(SET PROBLEM) Without the pictures, extract every line from the start of the material to the line containing "import plotly.graph_objects as go", both ends included.

(DATA LINES)
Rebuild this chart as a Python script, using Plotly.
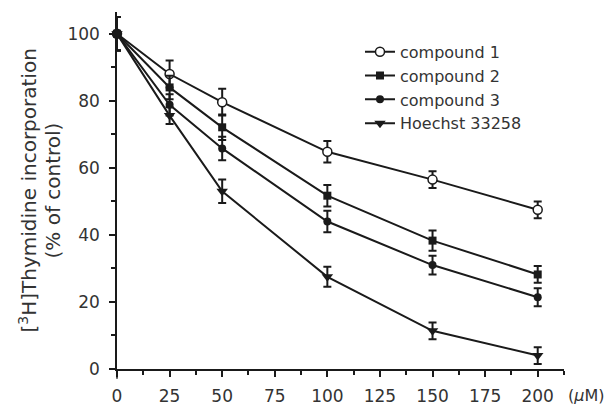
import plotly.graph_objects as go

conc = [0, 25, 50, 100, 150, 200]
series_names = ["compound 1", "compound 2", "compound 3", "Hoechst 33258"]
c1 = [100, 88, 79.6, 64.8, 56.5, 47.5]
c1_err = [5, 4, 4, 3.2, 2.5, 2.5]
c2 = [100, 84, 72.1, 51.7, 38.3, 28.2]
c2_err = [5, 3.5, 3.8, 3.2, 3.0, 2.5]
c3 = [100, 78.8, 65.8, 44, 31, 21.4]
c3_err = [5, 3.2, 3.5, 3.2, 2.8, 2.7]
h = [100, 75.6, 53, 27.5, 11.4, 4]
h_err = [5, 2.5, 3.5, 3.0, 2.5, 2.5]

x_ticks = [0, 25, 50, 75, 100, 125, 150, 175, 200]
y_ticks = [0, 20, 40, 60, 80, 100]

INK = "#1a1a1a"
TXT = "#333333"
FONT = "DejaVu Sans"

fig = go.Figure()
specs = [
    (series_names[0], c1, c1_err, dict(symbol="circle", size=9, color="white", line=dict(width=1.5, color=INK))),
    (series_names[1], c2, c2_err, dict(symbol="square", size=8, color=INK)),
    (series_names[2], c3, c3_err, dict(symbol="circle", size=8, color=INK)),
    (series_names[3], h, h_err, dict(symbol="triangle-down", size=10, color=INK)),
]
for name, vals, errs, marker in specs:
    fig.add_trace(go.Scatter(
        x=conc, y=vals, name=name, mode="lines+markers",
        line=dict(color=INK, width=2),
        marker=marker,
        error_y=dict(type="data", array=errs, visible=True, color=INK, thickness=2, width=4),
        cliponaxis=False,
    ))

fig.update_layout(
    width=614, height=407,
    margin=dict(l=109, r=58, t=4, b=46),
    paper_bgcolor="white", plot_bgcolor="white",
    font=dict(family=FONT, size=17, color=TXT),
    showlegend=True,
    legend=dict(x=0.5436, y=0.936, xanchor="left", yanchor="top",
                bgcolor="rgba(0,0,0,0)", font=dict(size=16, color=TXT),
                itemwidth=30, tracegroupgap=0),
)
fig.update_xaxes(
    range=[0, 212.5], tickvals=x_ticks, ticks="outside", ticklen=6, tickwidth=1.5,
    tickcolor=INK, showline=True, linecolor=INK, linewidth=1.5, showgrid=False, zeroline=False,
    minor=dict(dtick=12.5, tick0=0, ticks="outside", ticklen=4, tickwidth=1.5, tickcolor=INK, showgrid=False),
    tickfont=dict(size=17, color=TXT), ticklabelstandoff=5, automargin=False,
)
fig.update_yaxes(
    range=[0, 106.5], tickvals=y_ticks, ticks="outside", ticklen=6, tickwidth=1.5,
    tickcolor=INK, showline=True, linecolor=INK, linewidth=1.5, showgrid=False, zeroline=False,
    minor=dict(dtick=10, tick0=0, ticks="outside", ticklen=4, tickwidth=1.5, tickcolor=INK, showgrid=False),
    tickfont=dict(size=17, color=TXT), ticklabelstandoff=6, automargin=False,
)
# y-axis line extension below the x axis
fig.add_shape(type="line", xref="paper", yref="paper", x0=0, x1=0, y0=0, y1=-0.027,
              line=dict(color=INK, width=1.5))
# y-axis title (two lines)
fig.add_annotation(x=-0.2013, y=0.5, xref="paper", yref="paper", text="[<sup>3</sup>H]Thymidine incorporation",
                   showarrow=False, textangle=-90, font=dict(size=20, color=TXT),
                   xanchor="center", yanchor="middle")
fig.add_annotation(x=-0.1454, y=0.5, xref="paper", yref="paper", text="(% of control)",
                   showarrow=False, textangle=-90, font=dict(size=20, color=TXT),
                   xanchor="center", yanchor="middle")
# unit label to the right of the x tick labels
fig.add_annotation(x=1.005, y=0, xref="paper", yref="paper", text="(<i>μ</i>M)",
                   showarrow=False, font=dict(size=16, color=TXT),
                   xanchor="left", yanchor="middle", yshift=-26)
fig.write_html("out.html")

(EXPECTED OUTPUT)
Rebuild this chart as a Python script, using Plotly.
import plotly.graph_objects as go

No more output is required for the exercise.